Rendered by Bernard Gussow (artist), 1935/1942
watercolor, colored pencil, graphite, and heightening on paper
overall: 29.9 x 22.7 cm (11 3/4 x 8 15/16 in.) Original IAD Object: none given
Index of American Design
Not on View
Object 13 of 26
The Chippendale style is an ornate variation of Queen Anne designs. The style is named for an English cabinetmaker, Thomas Chippendale, whose volumes of plates and text, The Gentleman and Cabinet-Maker's Director, were published in London in 1754 and reissued in several editions. These books were used by cabinetmakers in England and America and were the source for the designs of furniture produced between about 1750 and 1775. Chippendale chairs are of generous proportions and have certain common features. Top rails usually follow the "cupid's bow" curvature, with the two ends, or "ears," curved upward, as in this example.

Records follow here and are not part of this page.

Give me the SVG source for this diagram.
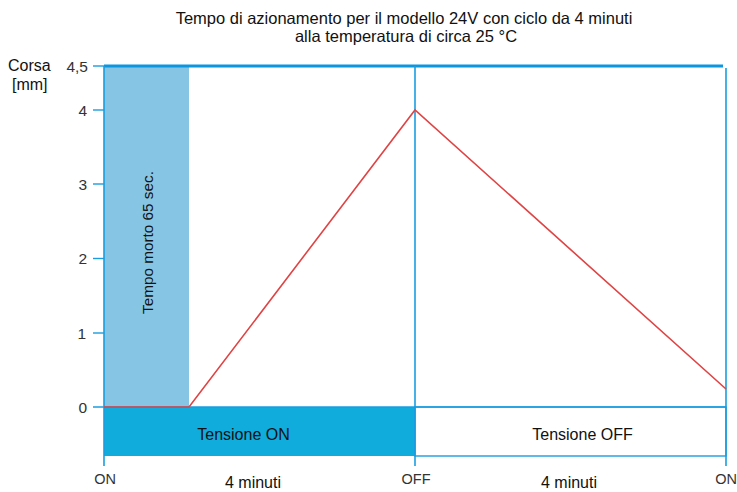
<svg xmlns="http://www.w3.org/2000/svg" width="737" height="492" viewBox="0 0 737 492">
<style>
text{font-family:"Liberation Sans",Arial,sans-serif;fill:#111}
.ax{stroke:#1a9de0;stroke-width:1.6;fill:none}
.tk{stroke:#1a9de0;stroke-width:1.4}
.yl{font-size:15.5px;fill:#333;text-anchor:end}
.xl{font-size:14.5px;fill:#333;text-anchor:middle}
.lb{font-size:16.3px;text-anchor:middle}
</style>
<rect width="737" height="492" fill="#fff"/>
<g id="title">
<text x="404" y="24" class="lb" style="font-size:16.5px">Tempo di azionamento per il modello 24V con ciclo da 4 minuti</text>
<text x="406" y="42" class="lb" style="font-size:16.5px">alla temperatura di circa 25 °C</text>
</g>
<g id="dead-time">
<rect x="104" y="66" width="85" height="341" fill="#86c5e3"/>
<text transform="translate(153,242.5) rotate(-90)" class="lb" style="font-size:15.3px">Tempo morto 65 sec.</text>
</g>
<g id="tensione-on">
<rect x="104" y="407" width="311" height="49" fill="#10acdc"/>
<text x="243.5" y="440" class="lb" style="font-size:16px">Tensione ON</text>
</g>
<g id="tensione-off">
<rect x="415" y="407" width="311" height="49" fill="#fff" stroke="#1a9de0" stroke-width="1.4"/>
<text x="582.5" y="440" class="lb" style="font-size:16px">Tensione OFF</text>
</g>
<g id="axes">
<line x1="104" y1="66" x2="723" y2="66" stroke="#0a96e0" stroke-width="3"/>
<line class="ax" x1="104" y1="66" x2="104" y2="466"/>
<line class="ax" x1="415" y1="66" x2="415" y2="466"/>
<line class="ax" x1="726" y1="68" x2="726" y2="466"/>
<line class="ax" x1="93" y1="407" x2="726" y2="407"/>
<line class="tk" x1="93" y1="66" x2="104" y2="66"/>
<line class="tk" x1="93" y1="110" x2="104" y2="110"/>
<line class="tk" x1="93" y1="184" x2="104" y2="184"/>
<line class="tk" x1="93" y1="258.5" x2="104" y2="258.5"/>
<line class="tk" x1="93" y1="333" x2="104" y2="333"/>
</g>
<g id="labels">
<text x="8" y="71" style="font-size:16px">Corsa</text>
<text x="12" y="90" style="font-size:16px">[mm]</text>
<text x="88" y="72" class="yl">4,5</text>
<text x="87" y="115.5" class="yl">4</text>
<text x="87" y="189.5" class="yl">3</text>
<text x="87" y="264" class="yl">2</text>
<text x="86" y="338.5" class="yl">1</text>
<text x="87" y="412.5" class="yl">0</text>
<text x="105" y="484" class="xl">ON</text>
<text x="416" y="484" class="xl">OFF</text>
<text x="726" y="484" class="xl">ON</text>
<text x="253" y="488" class="lb" style="font-size:16px">4 minuti</text>
<text x="569" y="488" class="lb" style="font-size:16px">4 minuti</text>
</g>
<g id="connectors">
<polyline points="104,407 189,407 415,110 726,389" fill="none" stroke="#e04343" stroke-width="1.6"/>
</g>
</svg>
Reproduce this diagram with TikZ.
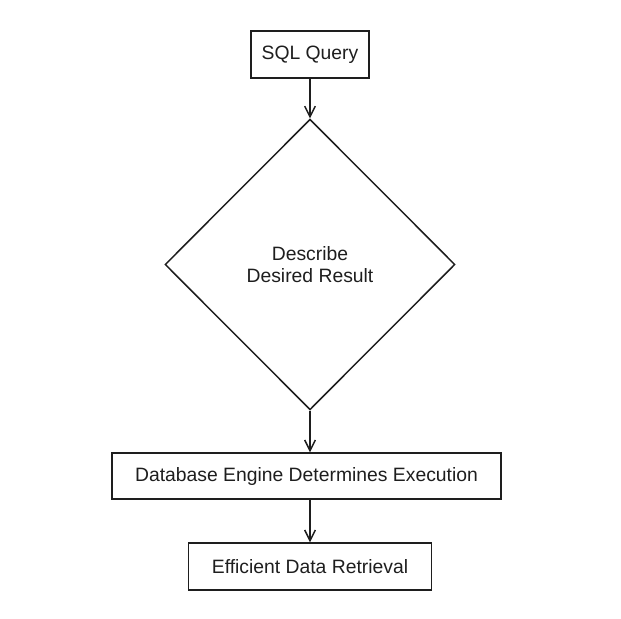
\documentclass[tikz,border=0pt]{standalone}
\usepackage{fontspec}
\setmainfont{Liberation Sans}
\usetikzlibrary{arrows.meta,shapes.geometric}
\definecolor{ink}{HTML}{1E1E1E}
\begin{document}
\begin{tikzpicture}[x=0.75pt,y=-0.75pt,
  box/.style={draw=ink,line width=1.1pt,rectangle,inner sep=0pt,font=\fontsize{14.5}{17}\selectfont,text=ink},
  decision/.style={draw=ink,line width=1.1pt,diamond,inner sep=0pt,align=center,font=\fontsize{14.5}{16.5}\selectfont,text=ink},
  flow/.style={draw=ink,line width=1.1pt,-{Straight Barb[length=8pt,width=8pt]}}]
\useasboundingbox (0,0) rectangle (621,618);
\node[box,minimum width=88.5pt,minimum height=35.25pt] (q) at (310,54.5) {SQL Query};
\node[decision,minimum width=217.5pt,minimum height=218pt] (d) at (310,264.5) {Describe\\Desired Result};
\node[box,minimum width=291.75pt,minimum height=34.5pt] (e) at (306.5,476) {Database Engine Determines Execution};
\node[box,minimum width=182.25pt,minimum height=35.25pt] (r) at (310,566.5) {Efficient Data Retrieval};
\draw[flow] (q.south) -- (d.north);
\draw[flow] (d.south) -- (d.south |- e.north);
\draw[flow] (e.south -| r.north) -- (r.north);
\end{tikzpicture}
\end{document}
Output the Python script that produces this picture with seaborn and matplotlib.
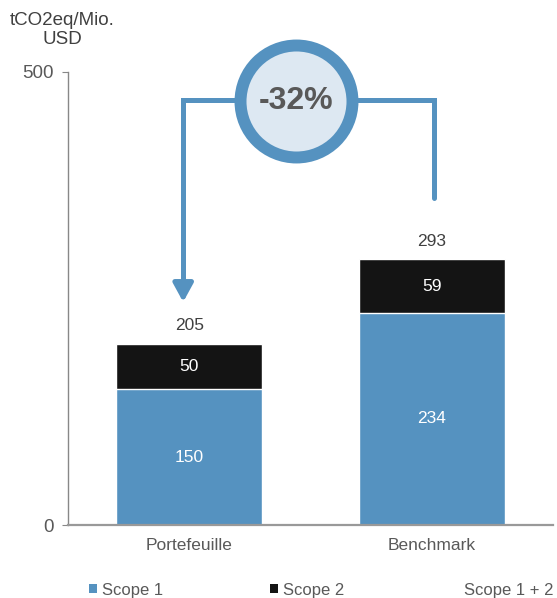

Unlike the plain back splats of the Queen Anne period, those of the Chippendale style were carved in an openwork design. Back splats were made in a great variety of patterns; many were very elaborately interwoven and followed Thomas Chippendale's original designs faithfully. Chippendale chairs may have front legs in either of two types: straight legs, reflecting the taste for design elements in the Chinese style, or, as in this chair, well-shaped cabriole legs terminating in boldly carved claw and ball feet.